---------- Provided records
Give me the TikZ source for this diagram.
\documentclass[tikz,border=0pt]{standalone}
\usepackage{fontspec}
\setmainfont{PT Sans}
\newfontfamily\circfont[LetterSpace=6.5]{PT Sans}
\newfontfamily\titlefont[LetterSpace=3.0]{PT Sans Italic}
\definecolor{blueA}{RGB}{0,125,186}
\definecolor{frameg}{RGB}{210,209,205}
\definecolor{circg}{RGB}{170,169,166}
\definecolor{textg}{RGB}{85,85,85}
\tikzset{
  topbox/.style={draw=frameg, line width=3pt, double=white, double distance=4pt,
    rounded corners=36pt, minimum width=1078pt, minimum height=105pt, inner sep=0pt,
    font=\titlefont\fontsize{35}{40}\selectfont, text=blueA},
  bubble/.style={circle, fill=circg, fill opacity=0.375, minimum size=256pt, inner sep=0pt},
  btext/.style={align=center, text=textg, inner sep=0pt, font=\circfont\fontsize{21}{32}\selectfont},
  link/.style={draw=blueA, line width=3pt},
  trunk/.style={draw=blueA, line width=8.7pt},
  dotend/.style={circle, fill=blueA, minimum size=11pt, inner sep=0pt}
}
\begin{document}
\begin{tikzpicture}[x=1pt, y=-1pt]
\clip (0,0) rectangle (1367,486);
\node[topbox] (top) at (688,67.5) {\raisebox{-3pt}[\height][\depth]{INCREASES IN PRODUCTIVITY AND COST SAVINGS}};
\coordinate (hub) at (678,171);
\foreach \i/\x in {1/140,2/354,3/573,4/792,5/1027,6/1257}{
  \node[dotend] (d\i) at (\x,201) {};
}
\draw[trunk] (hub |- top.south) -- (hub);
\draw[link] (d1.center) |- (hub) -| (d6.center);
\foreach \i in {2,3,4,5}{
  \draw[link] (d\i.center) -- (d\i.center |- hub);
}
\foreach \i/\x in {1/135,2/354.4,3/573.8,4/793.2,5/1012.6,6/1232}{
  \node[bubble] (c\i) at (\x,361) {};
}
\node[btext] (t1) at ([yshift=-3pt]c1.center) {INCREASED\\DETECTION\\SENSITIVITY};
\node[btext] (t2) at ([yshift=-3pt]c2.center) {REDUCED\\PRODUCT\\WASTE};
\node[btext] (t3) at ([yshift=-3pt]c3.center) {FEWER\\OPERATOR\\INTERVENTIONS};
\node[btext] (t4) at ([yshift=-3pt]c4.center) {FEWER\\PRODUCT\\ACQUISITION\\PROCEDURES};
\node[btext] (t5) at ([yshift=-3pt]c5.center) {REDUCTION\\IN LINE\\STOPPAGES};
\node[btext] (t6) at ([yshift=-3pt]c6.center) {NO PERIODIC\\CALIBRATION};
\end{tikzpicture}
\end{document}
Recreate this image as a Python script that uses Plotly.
--------------------
Instructions for the task -> Each line in the material above must be retyped without alteration.

Solution to this exercise ->
Give me the TikZ source for this diagram.
\documentclass[tikz,border=0pt]{standalone}
\usepackage{fontspec}
\setmainfont{PT Sans}
\newfontfamily\circfont[LetterSpace=6.5]{PT Sans}
\newfontfamily\titlefont[LetterSpace=3.0]{PT Sans Italic}
\definecolor{blueA}{RGB}{0,125,186}
\definecolor{frameg}{RGB}{210,209,205}
\definecolor{circg}{RGB}{170,169,166}
\definecolor{textg}{RGB}{85,85,85}
\tikzset{
  topbox/.style={draw=frameg, line width=3pt, double=white, double distance=4pt,
    rounded corners=36pt, minimum width=1078pt, minimum height=105pt, inner sep=0pt,
    font=\titlefont\fontsize{35}{40}\selectfont, text=blueA},
  bubble/.style={circle, fill=circg, fill opacity=0.375, minimum size=256pt, inner sep=0pt},
  btext/.style={align=center, text=textg, inner sep=0pt, font=\circfont\fontsize{21}{32}\selectfont},
  link/.style={draw=blueA, line width=3pt},
  trunk/.style={draw=blueA, line width=8.7pt},
  dotend/.style={circle, fill=blueA, minimum size=11pt, inner sep=0pt}
}
\begin{document}
\begin{tikzpicture}[x=1pt, y=-1pt]
\clip (0,0) rectangle (1367,486);
\node[topbox] (top) at (688,67.5) {\raisebox{-3pt}[\height][\depth]{INCREASES IN PRODUCTIVITY AND COST SAVINGS}};
\coordinate (hub) at (678,171);
\foreach \i/\x in {1/140,2/354,3/573,4/792,5/1027,6/1257}{
  \node[dotend] (d\i) at (\x,201) {};
}
\draw[trunk] (hub |- top.south) -- (hub);
\draw[link] (d1.center) |- (hub) -| (d6.center);
\foreach \i in {2,3,4,5}{
  \draw[link] (d\i.center) -- (d\i.center |- hub);
}
\foreach \i/\x in {1/135,2/354.4,3/573.8,4/793.2,5/1012.6,6/1232}{
  \node[bubble] (c\i) at (\x,361) {};
}
\node[btext] (t1) at ([yshift=-3pt]c1.center) {INCREASED\\DETECTION\\SENSITIVITY};
\node[btext] (t2) at ([yshift=-3pt]c2.center) {REDUCED\\PRODUCT\\WASTE};
\node[btext] (t3) at ([yshift=-3pt]c3.center) {FEWER\\OPERATOR\\INTERVENTIONS};
\node[btext] (t4) at ([yshift=-3pt]c4.center) {FEWER\\PRODUCT\\ACQUISITION\\PROCEDURES};
\node[btext] (t5) at ([yshift=-3pt]c5.center) {REDUCTION\\IN LINE\\STOPPAGES};
\node[btext] (t6) at ([yshift=-3pt]c6.center) {NO PERIODIC\\CALIBRATION};
\end{tikzpicture}
\end{document}
Recreate this image as a Python script that uses Plotly.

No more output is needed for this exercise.